Les négociants et les marchands au Canada au XVIIIe siècle
Dans la capitale de la Nouvelle-France, d’après le portrait qu’en a fait l’historienne Kathryn Young, la bourgeoisie commerciale formait une communauté unie par de nombreuses alliances familiales. Parmi les marchands résidant au Québec entre 1717 et 1745, on en comptait pourtant presque autant nés en métropole qu’au Canada. Certains marchands français, appelés forains ou pacotilleurs, ne restaient que quelques mois ou hivernaient sur place. D’autres, en revanche, qui servaient d’agents à la Couronne ou de facteurs pour une ou plusieurs sociétés privées établies en France, demeuraient dans la colonie en général plusieurs décennies, à l’instar de François Havy et de Jean Lefebvre, deux jeunes marchands normands et protestants qui s’établirent à Québec en 1732 comme employés de Robert Dugard et Cie de Rouen et qui y vécurent durant un quart de siècle. Ils étaient salariés par leur société, alors que la plupart des facteurs étaient rétribués par un pourcentage sur les importations et sur les exportations.

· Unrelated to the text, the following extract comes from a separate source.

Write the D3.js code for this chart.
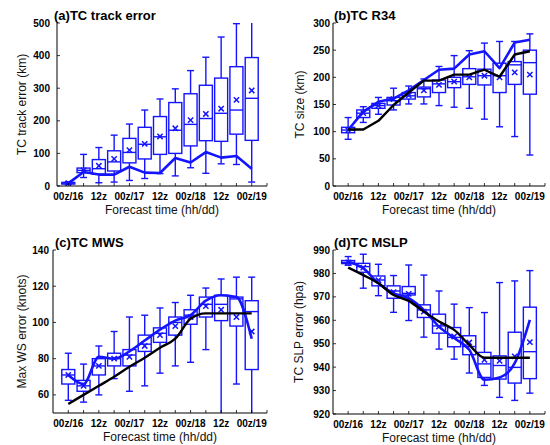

Tous les facteurs travaillaient également pour leur propre compte. Ils étaient à l’occasion secondés par leurs épouses et parentes qui jouaient un rôle significatif dans le commerce de la colonie. Ces agents de firmes métropolitaines représentaient presque 38% des marchands de Québec entre 1717 et 1745, contre 16 % d’officiers-marchands et 46% de marchands nés dans la colonie. Si les négociants français gardaient des liens étroits avec la métropole où ils espéraient revenir, leur long séjour dans la colonie, les mariages que la plupart d’entre eux contractèrent avec des Canadiennes, leur participation à la vie publique et leurs investissements dans des entreprises coloniales suscitaient une certaine identification avec les Canadiens. En 1747, Havy et Lefebre parlaient ainsi ironiquement de « ces petits Messieurs les forains » ; en 1763, le premier, alors retourné en France, écrivait encore à un Canadien : « J’ai toujours aimé votre pays et ses habitants. »
François ou Canadiens, les négociants de Québec spécialisés dans l’import-export se distinguaient du reste de la société par leur influence et leur richesse, probablement bien plus considérable que celle des nobles. C’était particulièrement vrai dans la première moitié du XVIIIe siècle des créoles qui étaient des fils (ou des filles) de marchands et qui avaient hérité de leurs parents. Cette situation contrastait avec celle du royaume où les plus grosses fortunes se rencontraient dans la haute aristocratie.
C’est dans ce groupe de négociants qu’étaient notamment recrutés les membres du Conseil supérieur de Québec. Ils cherchaient à se rapprocher de la noblesse, en obtenant des charges d’officiers de milice en ville et en achetant ou en se faisant concéder des seigneuries. Leurs vastes demeures en pierre, situées souvent à proximité de la place Royale, témoignaient de leur prospérité, ainsi que de leur attachement à la métropole : elles reflétaient la mode parisienne et le même « goût de l’intime » alors en plein essor en France au XVIIIe siècle. En même temps, elles comprenaient des éléments proprement coloniaux, tels que les toits fortement pentus, les poêles en fer, des peaux de caribou, etc.
Ces négociants vendaient leurs marchandises importées de métropole à des marchands eu détail canadiens, localisés à Québec ou à Montréal, à l’instar de Pierre Guy, le correspondant de Havy et Lefebvre. Les caboteurs sur le fleuve et les marchandes de fourrures de Montréal se situaient au même niveau que ces marchands au détail.
Vers le milieu du XVIIIe siècle, comme les nobles, les marchands de la deuxième ville du Canada retardaient leur âge en mariage (trente et un ans pour les hommes et vingt-cinq ans pour les femmes). Mais selon le portrait qu’en a dressé Louis Dechêne, s’ils vivaient dans des maisons de pierre confortables et bien chauffées en hiver, ils avaient un mode de vie dépourvu d’ostentation tant en matière d’ameublement que d’habillement. Contrairement aux nobles, ils n’investissaient guère leur argent dans la terre. Ils menaient une vie paisible mais active et participaient aux affaires publiques en devenant marguilliers et en faisant d’importants dons à la paroisse.
(Gilles Havard et Cécile Vidal, Histoire de l’Amérique française, Éditions Flammarion, 2003.)